Learn from a comedian: innovation is about trying things out
“Sometimes innovation comes from funny places. For insight into how to balance creativity with the practicalities of commercialisation, we turn to a somewhat surprising source: the Marx Brothers, one of the world’s most famous comedy teams. Each one of the Marx Brother’s acts was developed in small pieces in the creative marketplace.
“It was developed by groping, trying out, grabbing at any material that offered itself. I was just kidding around one day, and started to walk funny,” Groucho Marx once wrote. The audience liked it, so I kept it in. I would try a line and leave it in too if it got a laugh. If it didn’t, I’d take it out and put in another.
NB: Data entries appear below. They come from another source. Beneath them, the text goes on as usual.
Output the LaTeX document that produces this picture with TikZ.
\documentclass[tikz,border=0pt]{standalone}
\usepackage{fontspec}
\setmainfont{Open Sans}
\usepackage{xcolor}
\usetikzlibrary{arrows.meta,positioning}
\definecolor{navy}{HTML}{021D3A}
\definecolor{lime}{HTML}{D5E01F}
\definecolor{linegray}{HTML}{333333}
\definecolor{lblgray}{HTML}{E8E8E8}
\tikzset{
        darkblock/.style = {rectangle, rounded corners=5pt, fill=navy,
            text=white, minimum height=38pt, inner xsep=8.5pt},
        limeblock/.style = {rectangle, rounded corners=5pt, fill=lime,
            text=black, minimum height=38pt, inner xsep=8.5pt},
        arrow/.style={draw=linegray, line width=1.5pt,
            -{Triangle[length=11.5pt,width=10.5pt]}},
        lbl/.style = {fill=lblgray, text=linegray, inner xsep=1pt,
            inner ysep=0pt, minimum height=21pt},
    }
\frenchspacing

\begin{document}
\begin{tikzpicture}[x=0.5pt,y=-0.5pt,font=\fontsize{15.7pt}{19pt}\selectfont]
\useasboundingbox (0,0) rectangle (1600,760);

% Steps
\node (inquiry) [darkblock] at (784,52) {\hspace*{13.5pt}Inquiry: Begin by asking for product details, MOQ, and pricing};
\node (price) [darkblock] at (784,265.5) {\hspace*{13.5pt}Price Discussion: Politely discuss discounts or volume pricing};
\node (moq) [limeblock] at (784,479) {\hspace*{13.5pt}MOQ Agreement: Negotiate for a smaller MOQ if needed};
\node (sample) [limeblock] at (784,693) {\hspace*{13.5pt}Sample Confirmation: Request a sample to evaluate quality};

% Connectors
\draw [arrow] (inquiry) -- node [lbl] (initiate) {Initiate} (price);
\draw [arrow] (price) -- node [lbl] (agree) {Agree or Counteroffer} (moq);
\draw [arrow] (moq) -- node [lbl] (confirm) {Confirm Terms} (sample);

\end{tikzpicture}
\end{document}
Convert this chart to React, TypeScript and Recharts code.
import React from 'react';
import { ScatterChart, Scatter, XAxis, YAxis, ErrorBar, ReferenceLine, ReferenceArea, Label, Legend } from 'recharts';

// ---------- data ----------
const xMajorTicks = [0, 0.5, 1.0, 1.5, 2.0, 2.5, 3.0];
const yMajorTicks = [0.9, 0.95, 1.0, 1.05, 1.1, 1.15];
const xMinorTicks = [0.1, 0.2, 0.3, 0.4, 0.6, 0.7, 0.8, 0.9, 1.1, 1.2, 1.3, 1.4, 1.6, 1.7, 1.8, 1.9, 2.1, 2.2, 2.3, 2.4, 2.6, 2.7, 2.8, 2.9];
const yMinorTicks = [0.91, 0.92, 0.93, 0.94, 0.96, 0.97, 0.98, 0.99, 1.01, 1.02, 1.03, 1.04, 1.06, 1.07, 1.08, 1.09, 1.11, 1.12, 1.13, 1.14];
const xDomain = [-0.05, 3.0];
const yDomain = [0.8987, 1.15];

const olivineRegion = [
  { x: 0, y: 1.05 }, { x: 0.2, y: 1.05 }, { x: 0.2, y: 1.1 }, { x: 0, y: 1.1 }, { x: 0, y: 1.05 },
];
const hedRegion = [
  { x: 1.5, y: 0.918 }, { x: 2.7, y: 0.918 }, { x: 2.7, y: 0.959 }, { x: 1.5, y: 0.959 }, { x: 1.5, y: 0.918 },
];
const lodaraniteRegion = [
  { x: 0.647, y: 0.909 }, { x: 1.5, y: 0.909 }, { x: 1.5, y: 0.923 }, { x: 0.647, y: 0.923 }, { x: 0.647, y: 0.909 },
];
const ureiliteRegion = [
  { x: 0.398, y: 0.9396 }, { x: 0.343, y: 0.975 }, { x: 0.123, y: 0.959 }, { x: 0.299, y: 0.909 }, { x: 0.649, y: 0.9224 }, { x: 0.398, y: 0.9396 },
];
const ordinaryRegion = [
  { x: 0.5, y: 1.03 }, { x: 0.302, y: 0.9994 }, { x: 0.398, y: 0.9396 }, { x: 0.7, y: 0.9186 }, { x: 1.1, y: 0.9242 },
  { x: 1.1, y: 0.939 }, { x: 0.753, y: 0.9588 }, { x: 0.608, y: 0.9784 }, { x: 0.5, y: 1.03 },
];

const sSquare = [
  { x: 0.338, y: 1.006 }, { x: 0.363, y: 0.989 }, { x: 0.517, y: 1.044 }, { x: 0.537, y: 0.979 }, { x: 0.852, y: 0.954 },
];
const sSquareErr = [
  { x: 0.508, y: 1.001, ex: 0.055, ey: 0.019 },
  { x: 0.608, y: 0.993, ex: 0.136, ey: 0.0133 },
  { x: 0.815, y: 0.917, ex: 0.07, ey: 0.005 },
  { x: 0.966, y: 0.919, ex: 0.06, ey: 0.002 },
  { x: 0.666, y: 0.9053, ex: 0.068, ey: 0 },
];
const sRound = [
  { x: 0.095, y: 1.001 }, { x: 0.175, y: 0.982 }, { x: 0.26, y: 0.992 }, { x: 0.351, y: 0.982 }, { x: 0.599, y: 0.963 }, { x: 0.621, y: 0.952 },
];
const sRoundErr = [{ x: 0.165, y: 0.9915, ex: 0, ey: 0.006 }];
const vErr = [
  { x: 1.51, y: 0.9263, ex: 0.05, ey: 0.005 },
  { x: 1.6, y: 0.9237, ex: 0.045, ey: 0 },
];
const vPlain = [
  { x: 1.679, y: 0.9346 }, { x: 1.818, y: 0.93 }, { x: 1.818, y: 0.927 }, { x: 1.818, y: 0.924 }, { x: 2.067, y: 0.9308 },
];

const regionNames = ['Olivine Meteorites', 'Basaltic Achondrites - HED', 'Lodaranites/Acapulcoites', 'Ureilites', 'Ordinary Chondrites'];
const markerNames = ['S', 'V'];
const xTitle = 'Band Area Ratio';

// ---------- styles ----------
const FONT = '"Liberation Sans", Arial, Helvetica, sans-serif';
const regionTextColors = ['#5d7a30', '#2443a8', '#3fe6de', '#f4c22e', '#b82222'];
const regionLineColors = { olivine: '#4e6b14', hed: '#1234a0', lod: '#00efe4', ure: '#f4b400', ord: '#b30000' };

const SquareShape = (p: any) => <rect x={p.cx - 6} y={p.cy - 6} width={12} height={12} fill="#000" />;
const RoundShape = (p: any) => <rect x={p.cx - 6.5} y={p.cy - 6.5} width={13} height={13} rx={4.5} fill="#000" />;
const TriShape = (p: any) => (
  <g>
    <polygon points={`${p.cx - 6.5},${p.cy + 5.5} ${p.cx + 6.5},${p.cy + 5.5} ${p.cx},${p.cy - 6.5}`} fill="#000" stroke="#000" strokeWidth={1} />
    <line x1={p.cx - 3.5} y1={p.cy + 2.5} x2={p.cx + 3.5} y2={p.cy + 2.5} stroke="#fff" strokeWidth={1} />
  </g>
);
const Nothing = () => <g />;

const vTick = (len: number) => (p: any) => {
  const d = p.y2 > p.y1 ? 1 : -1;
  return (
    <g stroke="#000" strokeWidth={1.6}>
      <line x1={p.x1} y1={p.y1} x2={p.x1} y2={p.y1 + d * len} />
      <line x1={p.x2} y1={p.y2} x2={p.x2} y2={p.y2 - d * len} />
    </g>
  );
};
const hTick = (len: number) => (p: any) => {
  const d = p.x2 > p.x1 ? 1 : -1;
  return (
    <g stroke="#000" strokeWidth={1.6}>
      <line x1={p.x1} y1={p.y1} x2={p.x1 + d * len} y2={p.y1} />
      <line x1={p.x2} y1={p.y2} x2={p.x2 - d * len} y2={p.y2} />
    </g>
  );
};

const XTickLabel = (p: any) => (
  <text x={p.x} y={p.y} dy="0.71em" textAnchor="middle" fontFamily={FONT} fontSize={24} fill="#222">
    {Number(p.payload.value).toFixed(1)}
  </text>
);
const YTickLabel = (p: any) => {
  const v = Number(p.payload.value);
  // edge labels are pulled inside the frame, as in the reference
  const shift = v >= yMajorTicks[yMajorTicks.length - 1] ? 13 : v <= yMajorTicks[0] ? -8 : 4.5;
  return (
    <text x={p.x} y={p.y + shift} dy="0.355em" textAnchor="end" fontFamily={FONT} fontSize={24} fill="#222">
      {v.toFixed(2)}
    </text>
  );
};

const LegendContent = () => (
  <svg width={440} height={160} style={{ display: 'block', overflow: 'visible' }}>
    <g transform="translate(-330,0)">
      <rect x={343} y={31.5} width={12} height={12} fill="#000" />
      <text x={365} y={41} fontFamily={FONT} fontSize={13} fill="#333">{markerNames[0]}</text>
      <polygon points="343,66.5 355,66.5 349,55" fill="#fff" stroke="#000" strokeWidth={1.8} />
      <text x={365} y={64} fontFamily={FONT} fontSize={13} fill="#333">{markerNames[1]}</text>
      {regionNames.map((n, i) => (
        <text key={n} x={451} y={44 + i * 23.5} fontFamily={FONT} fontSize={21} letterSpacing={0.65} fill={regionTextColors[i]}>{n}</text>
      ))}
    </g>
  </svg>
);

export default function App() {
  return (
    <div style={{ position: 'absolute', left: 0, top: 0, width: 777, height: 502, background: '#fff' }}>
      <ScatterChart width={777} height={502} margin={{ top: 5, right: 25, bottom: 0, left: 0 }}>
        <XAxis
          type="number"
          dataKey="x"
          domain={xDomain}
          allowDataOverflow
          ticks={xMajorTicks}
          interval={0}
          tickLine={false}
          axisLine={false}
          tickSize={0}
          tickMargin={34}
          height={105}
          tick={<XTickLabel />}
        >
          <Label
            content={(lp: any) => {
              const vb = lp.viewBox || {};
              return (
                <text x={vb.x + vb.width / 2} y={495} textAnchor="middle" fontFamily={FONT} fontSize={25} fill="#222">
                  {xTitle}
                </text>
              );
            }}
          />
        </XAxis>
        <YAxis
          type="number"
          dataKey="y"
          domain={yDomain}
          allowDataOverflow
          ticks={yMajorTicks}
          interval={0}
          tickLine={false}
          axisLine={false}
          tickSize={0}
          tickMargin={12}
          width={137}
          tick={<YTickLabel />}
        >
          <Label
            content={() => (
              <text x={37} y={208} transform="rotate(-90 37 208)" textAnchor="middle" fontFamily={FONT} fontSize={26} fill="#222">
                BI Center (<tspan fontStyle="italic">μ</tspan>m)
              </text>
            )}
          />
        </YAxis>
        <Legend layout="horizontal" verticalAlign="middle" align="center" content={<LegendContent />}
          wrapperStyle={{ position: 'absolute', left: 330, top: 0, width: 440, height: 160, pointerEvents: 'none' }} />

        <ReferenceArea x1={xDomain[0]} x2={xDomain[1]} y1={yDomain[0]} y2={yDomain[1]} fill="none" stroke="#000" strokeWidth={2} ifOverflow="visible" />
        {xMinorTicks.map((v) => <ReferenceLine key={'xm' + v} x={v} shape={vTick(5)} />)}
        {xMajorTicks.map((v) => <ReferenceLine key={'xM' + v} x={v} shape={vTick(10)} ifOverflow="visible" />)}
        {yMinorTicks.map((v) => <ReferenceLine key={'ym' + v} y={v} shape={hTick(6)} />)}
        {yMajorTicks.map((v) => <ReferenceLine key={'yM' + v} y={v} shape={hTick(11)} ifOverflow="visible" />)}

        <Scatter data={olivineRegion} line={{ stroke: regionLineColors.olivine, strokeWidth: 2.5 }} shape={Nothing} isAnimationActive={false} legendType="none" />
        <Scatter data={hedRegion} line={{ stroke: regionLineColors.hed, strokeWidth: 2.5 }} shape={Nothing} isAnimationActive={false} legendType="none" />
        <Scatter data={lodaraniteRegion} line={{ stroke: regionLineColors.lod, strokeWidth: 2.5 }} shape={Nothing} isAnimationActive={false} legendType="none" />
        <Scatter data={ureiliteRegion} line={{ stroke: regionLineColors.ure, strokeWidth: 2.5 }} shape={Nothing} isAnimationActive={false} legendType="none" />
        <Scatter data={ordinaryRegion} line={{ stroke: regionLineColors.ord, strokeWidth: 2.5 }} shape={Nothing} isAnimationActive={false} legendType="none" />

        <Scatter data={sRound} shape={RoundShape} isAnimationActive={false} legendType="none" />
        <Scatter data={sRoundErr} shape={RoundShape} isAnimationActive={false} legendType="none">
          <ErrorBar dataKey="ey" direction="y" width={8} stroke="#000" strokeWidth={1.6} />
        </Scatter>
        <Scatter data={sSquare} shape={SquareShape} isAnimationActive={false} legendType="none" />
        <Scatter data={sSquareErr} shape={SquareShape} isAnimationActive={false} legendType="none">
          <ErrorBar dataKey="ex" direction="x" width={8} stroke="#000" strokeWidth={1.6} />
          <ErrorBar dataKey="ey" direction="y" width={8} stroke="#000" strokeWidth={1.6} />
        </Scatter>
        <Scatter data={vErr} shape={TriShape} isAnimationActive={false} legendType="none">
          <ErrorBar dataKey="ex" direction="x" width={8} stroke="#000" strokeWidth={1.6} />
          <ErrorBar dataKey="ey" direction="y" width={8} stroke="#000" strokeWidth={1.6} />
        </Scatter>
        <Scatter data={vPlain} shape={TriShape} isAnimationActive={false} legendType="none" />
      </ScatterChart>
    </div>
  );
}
Pretty soon I had a character.”
Tony Davila et al, Making Innovation Work (2006)
Managers wondering how to make their organisations more innovative should look at Davila and company’s fine book on the subject. Not least because it contains many real-world examples of the sort excerpted here.
As a lifelong fan of the Marx Brothers (I loved them at age eight, I love them in my forties), I was delighted to read what Groucho Marx had to say about their famous act. What is he saying? That it’s not about innate creative talent or effortless idea-generation at all; innovation is all about hard graft and a willingness to try things out.
As the book explains, Groucho’s world-beating comic performances have enthralled many generations of viewers. They seem smooth, spontaneous and effortless – a natural comic genius, you might think. Groucho was indeed a genius, but not because he was born with it; he was a genius because he was willing to keep trying different things and improving his act bit by painful bit.
He also knew how to commercialise his ideas, by trying things out in the creative marketplace – stage shows, clubs, radio – and then taking them to the film world when the motion picture took off. In business, innovation is futile if it can’t be brought to market at a profit.
After much trying, fumbling, improvising – “Pretty soon I had a character”, said Groucho. If you substitute the word “character” with “strategy” you will see why I’m so keen on this story. In my experience, the best strategies are also formed in this way. They do not come from blinding flashes of brilliance, or epiphanies encountered during strategy retreats at Lake Naivasha. They come from acute observation of what the market likes, and from a systematic and disciplined process of trial and error.
So try stuff out, people. Don’t pretend that you can get it all right first time, or that you have a beautifully refined strategy. That strategy document sitting on your shelf, which you show so proudly to visitors, is a piece of fiction. You can’t plan out the world ahead – you can only prepare for it and take advantage of it. Companies would be far better off if they learned to focus on a few essential things: values, positioning, big goals.
Innovative strategies are the result of many burned fingers, failed projects and trashed ideas. Life’s like that. It’s painful and annoying. But those who persist emerge victorious. Most importantly, ideas need to be tested in the marketplace. That’s what Groucho Marx was doing: trying ideas out on his customers, and refining and polishing them until he had something sublime.
Groucho Marx, comic genius and word twister, always had the last word. Let’s give it to him here as well: “Those are my principles, and if you don’t like them…well, I have others.”